The story is full of heroism, blood, and gore. It’s nasty business all around. It’s war. It’s D-day. Tsouras hasn’t sacrificed any of the historical bloodiness, tragedy, and farce for his intellectual exercise, his lesson about war. Moreover, Tsouras keeps the excitement of an oft-told story, almost as a sleight-of-hand maneuver to divert attention from his tinkering with history.

For those interested in the construction of the alternate history, Tsouras itemizes the pivot points that take D-day from history to his story. He even adds fictitious footnotes and historical photos with nonhistorical captions to lend authenticity.

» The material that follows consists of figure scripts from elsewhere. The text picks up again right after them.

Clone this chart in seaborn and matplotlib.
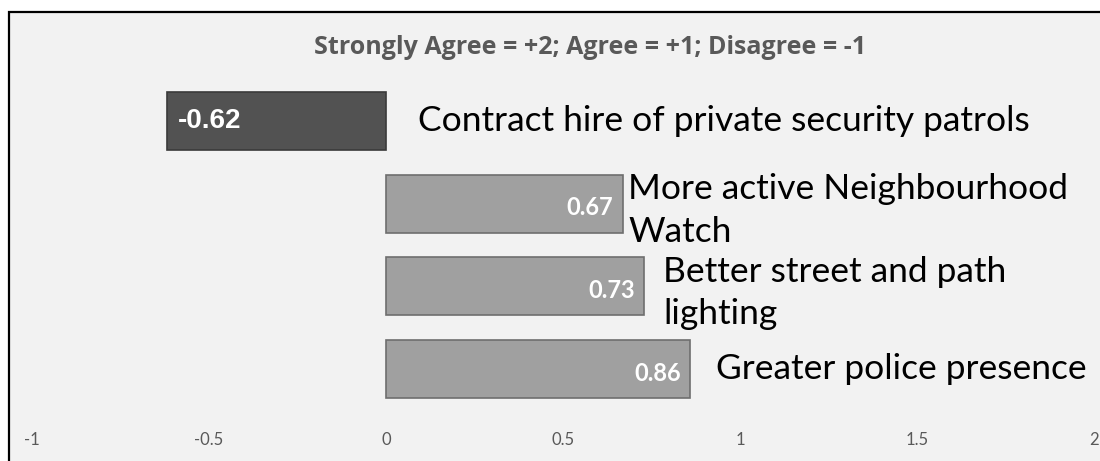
import numpy as np
import pandas as pd
import matplotlib.pyplot as plt
import seaborn as sns
from matplotlib.patches import Rectangle

# survey scores (Strongly Agree = +2; Agree = +1; Disagree = -1)
measures = ['Contract hire of private security patrols',
            'More active Neighbourhood Watch',
            'Better street and path lighting',
            'Greater police presence']
display_labels = ['Contract hire of private security patrols',
                  'More active Neighbourhood\nWatch',
                  'Better street and path\nlighting',
                  'Greater police presence']
scores = [-0.62, 0.67, 0.73, 0.86]
value_labels = ['-0.62', '0.67', '0.73', '0.86']
x_ticks = [-1, -0.5, 0, 0.5, 1, 1.5, 2]
x_ticklabels = ['-1', '-0.5', '0', '0.5', '1', '1.5', '2']

df = pd.DataFrame({'measure': measures, 'score': scores})

sns.set_style('white')
plt.rcParams['font.family'] = ['Lato', 'DejaVu Sans']

fig = plt.figure(figsize=(11, 4.61), dpi=100)
fig.patch.set_facecolor('white')

# chart frame like the Excel chart area
frame = Rectangle((9 / 1100, -0.02), 1.02, 1 - 12 / 461 + 0.02, transform=fig.transFigure,
                  facecolor='#f2f2f2', edgecolor='black', linewidth=1.6, zorder=-5)
fig.patches.append(frame)

ax = fig.add_axes([32 / 1100, 0.092, (1094 - 32) / 1100, 0.78])
ax.set_facecolor('none')

colors = ['#525252', '#a0a0a0', '#a0a0a0', '#a0a0a0']
edges = ['#3a3a3a', '#6e6e6e', '#6e6e6e', '#6e6e6e']
sns.barplot(data=df, x='score', y='measure', hue='measure', palette=colors,
            orient='h', width=0.7, legend=False, ax=ax, zorder=2)
for patch, ec in zip(ax.patches, edges):
    patch.set_edgecolor(ec)
    patch.set_linewidth(1.2)

ax.set_xlim(-1, 2)
ax.set_ylim(3.6, -0.75)
ax.set_xticks(x_ticks)
ax.set_xticklabels(x_ticklabels, color='#595959', fontsize=12)
ax.tick_params(axis='x', length=0, pad=10)
ax.set_yticks([])
ax.set_xlabel('')
ax.set_ylabel('')
for s in ax.spines.values():
    s.set_visible(False)

# category labels to the right of each bar
label_offsets = [32, 5, 19, 26]
label_dy = [0, -5, -5, 0]
for i, (v, lab) in enumerate(zip(scores, display_labels)):
    ax.annotate(lab, xy=(max(v, 0), i), xytext=(label_offsets[i] * 0.72, label_dy[i]),
                textcoords='offset points', ha='left', va='center',
                fontsize=25.5, color='black', linespacing=1.4)

# value labels inside the bars
for i, (v, txt) in enumerate(zip(scores, value_labels)):
    if v < 0:
        ax.annotate(txt, xy=(v, i), xytext=(8, 0), textcoords='offset points',
                    ha='left', va='center', fontsize=20, fontweight='bold',
                    color='white', fontfamily=['Liberation Sans', 'DejaVu Sans'])
    else:
        ax.annotate(txt, xy=(v, i), xytext=(-7, -3), textcoords='offset points',
                    ha='right', va='center', fontsize=17, fontweight='bold',
                    color='white')

fig.text(590 / 1100, 1 - 47 / 461, 'Strongly Agree = +2; Agree = +1; Disagree = -1',
         ha='center', va='center', fontsize=18, fontweight='bold', color='#595959',
         family=['Open Sans', 'DejaVu Sans'])

fig.savefig('out.png', dpi=100, facecolor=fig.get_facecolor())
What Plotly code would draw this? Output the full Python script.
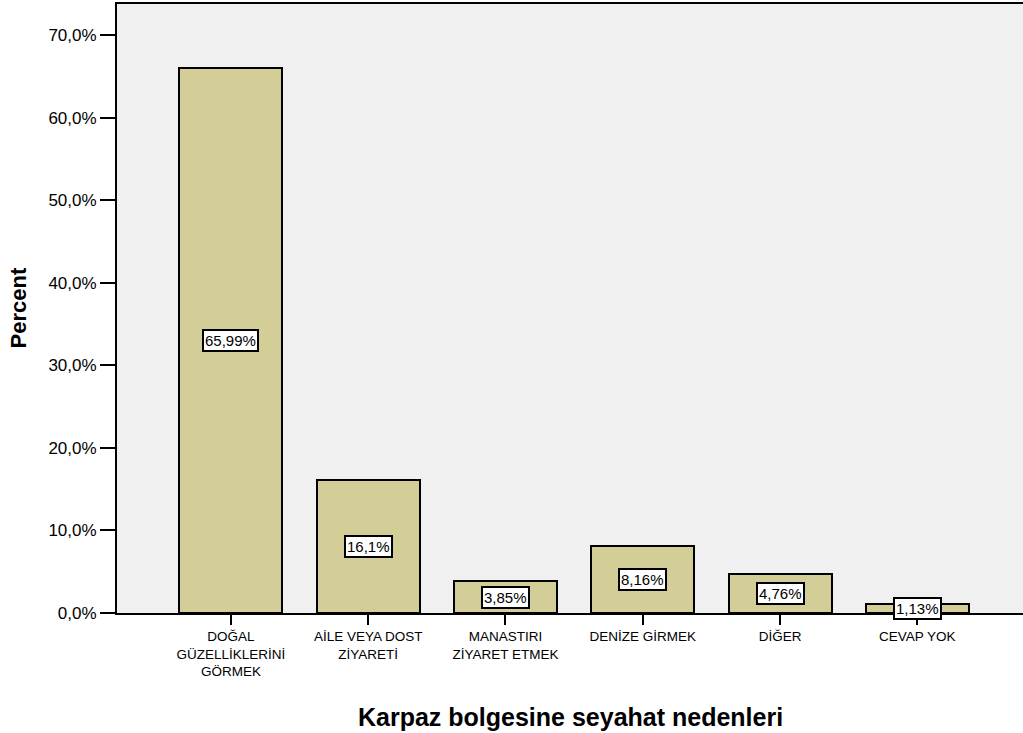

This work succeeds on a couple of levels. As alternate history, it’s well put together, with the proper blend of fact and fiction and a good logical consistency. One can read it as an interesting and sophisticated what-if exercise or as an exciting and dramatically presented fiction.  Either way, the book is fine. The important level is the second, the lessons learned. Without hammering a message into his reader’s head, Tsouras makes clear the iffy-ness of war, the criticality of chance, in this most serious of human endeavors.  All who engage in humanity’s most perilous enterprise, war, should keep in mind how narrow are the differences between success and failure—and how costly even success can be.

John H. Barnhill
Tinker AFB, Oklahoma


Disclaimer

The conclusions and opinions expressed in this document are those of the author cultivated in the freedom of expression, academic environment of Air University. They do not reflect the official position of the U.S. Government, Department of Defense, the United States Air Force or the Air University.